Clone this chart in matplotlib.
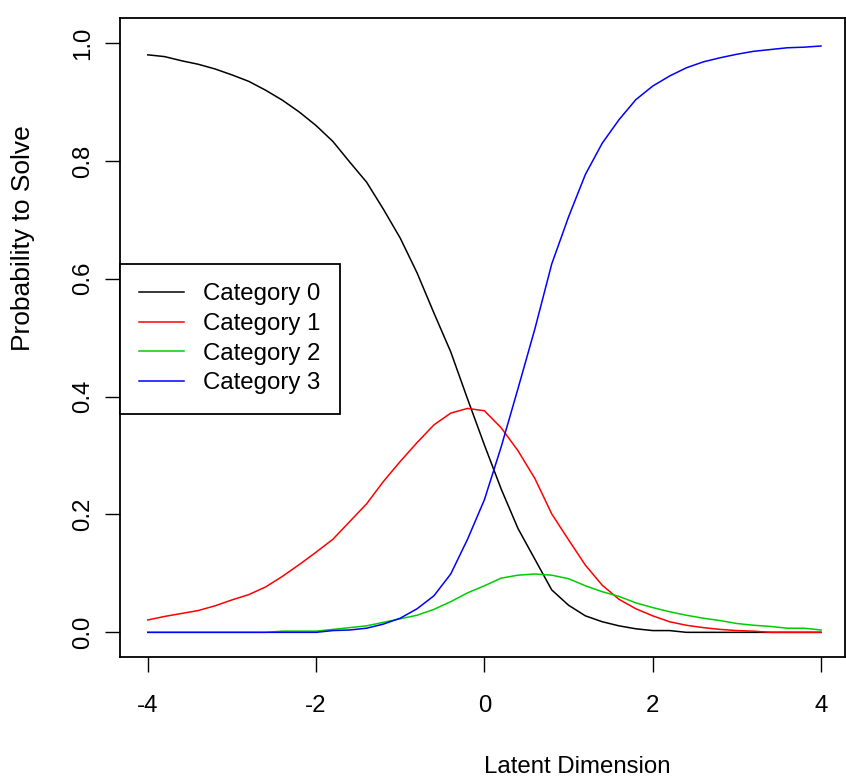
import numpy as np
import matplotlib
matplotlib.use("Agg")
import matplotlib.pyplot as plt

plt.rcParams["font.family"] = ["Liberation Sans", "DejaVu Sans"]

# latent trait grid and category response probabilities
theta = np.linspace(-4, 4, 41)

cat0 = [0.980, 0.977, 0.970, 0.964, 0.956, 0.946, 0.935, 0.920, 0.903, 0.883,
        0.860, 0.833, 0.798, 0.764, 0.718, 0.669, 0.610, 0.542, 0.476, 0.396,
        0.318, 0.243, 0.176, 0.124, 0.072, 0.046, 0.028, 0.018, 0.011, 0.006,
        0.003, 0.003, 0.000, 0.000, 0.000, 0.000, 0.000, 0.000, 0.000, 0.000,
        0.000]
cat1 = [0.021, 0.027, 0.032, 0.037, 0.045, 0.055, 0.064, 0.077, 0.095, 0.115,
        0.136, 0.158, 0.188, 0.218, 0.256, 0.290, 0.322, 0.352, 0.372, 0.380,
        0.376, 0.347, 0.308, 0.261, 0.201, 0.157, 0.114, 0.080, 0.056, 0.040,
        0.028, 0.018, 0.012, 0.008, 0.005, 0.003, 0.002, 0.000, 0.000, 0.000,
        0.000]
cat2 = [0.000, 0.000, 0.000, 0.000, 0.000, 0.000, 0.000, 0.000, 0.002, 0.002,
        0.002, 0.005, 0.008, 0.011, 0.017, 0.023, 0.029, 0.039, 0.052, 0.067,
        0.079, 0.092, 0.097, 0.099, 0.097, 0.091, 0.079, 0.069, 0.061, 0.050,
        0.042, 0.035, 0.029, 0.024, 0.020, 0.015, 0.012, 0.010, 0.007, 0.007,
        0.004]
cat3 = [0.000, 0.000, 0.000, 0.000, 0.000, 0.000, 0.000, 0.000, 0.000, 0.000,
        0.000, 0.003, 0.004, 0.007, 0.014, 0.024, 0.040, 0.062, 0.099, 0.158,
        0.225, 0.315, 0.414, 0.515, 0.625, 0.705, 0.777, 0.830, 0.870, 0.904,
        0.927, 0.944, 0.958, 0.968, 0.975, 0.981, 0.986, 0.989, 0.992, 0.993,
        0.995]

labels = ["Category 0", "Category 1", "Category 2", "Category 3"]
colors = ["#000000", "#FF0000", "#00CD00", "#0000FF"]

W, H = 846, 778
fig = plt.figure(figsize=(W / 100, H / 100), dpi=100)
fig.patch.set_facecolor("white")

# plot region in pixels: left 120, right 845, top 18, bottom 656.5
ax = fig.add_axes([120 / W, 1 - 656.5 / H, (845 - 120) / W, (656.5 - 18.3) / H])

for y, lab, col in zip([cat0, cat1, cat2, cat3], labels, colors):
    ax.plot(theta, y, color=col, lw=1.1, label=lab)

ax.set_xlim(-4.33, 4.285)
ax.set_ylim(-0.041, 1.042)
ax.set_xticks([-4, -2, 0, 2, 4])
ax.set_xticklabels(["-4", "-2", "0", "2", "4"])
ax.set_yticks([0.0, 0.2, 0.4, 0.6, 0.8, 1.0])
ax.set_yticklabels(["0.0", "0.2", "0.4", "0.6", "0.8", "1.0"],
                   rotation=90, va="center")

for s in ax.spines.values():
    s.set_linewidth(1.3)
    s.set_color("black")

ax.tick_params(axis="both", direction="out", length=10.5, width=1.0,
               labelsize=17.3, color="black")
ax.tick_params(axis="x", pad=17)
ax.tick_params(axis="y", pad=8)

fig.text(577.5 / W, 5.3 / H, "Latent Dimension", fontsize=17.3,
         ha="center", va="baseline")
fig.text(23 / W, 1 - 238 / H, "Probability to Solve", fontsize=19,
         rotation=90, ha="center", va="center")

leg = ax.legend(loc="upper left", bbox_to_anchor=(120 / W, 1 - 264 / H),
                bbox_transform=fig.transFigure, borderaxespad=0,
                fontsize=17.3, handlelength=1.875, handletextpad=0.8,
                labelspacing=0.32, borderpad=0.8, fancybox=False,
                framealpha=1, edgecolor="black")
leg.get_frame().set_linewidth(1.3)

fig.savefig("out.png", dpi=100, facecolor="white")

::::::

Short problem:
Exactly reproduce the run of lines from the start of the listing through the line with "theta = np.linspace(-4, 4, 41)", inclusive; pictures are not copied.

Solved problem:
Clone this chart in matplotlib.
import numpy as np
import matplotlib
matplotlib.use("Agg")
import matplotlib.pyplot as plt

plt.rcParams["font.family"] = ["Liberation Sans", "DejaVu Sans"]

# latent trait grid and category response probabilities
theta = np.linspace(-4, 4, 41)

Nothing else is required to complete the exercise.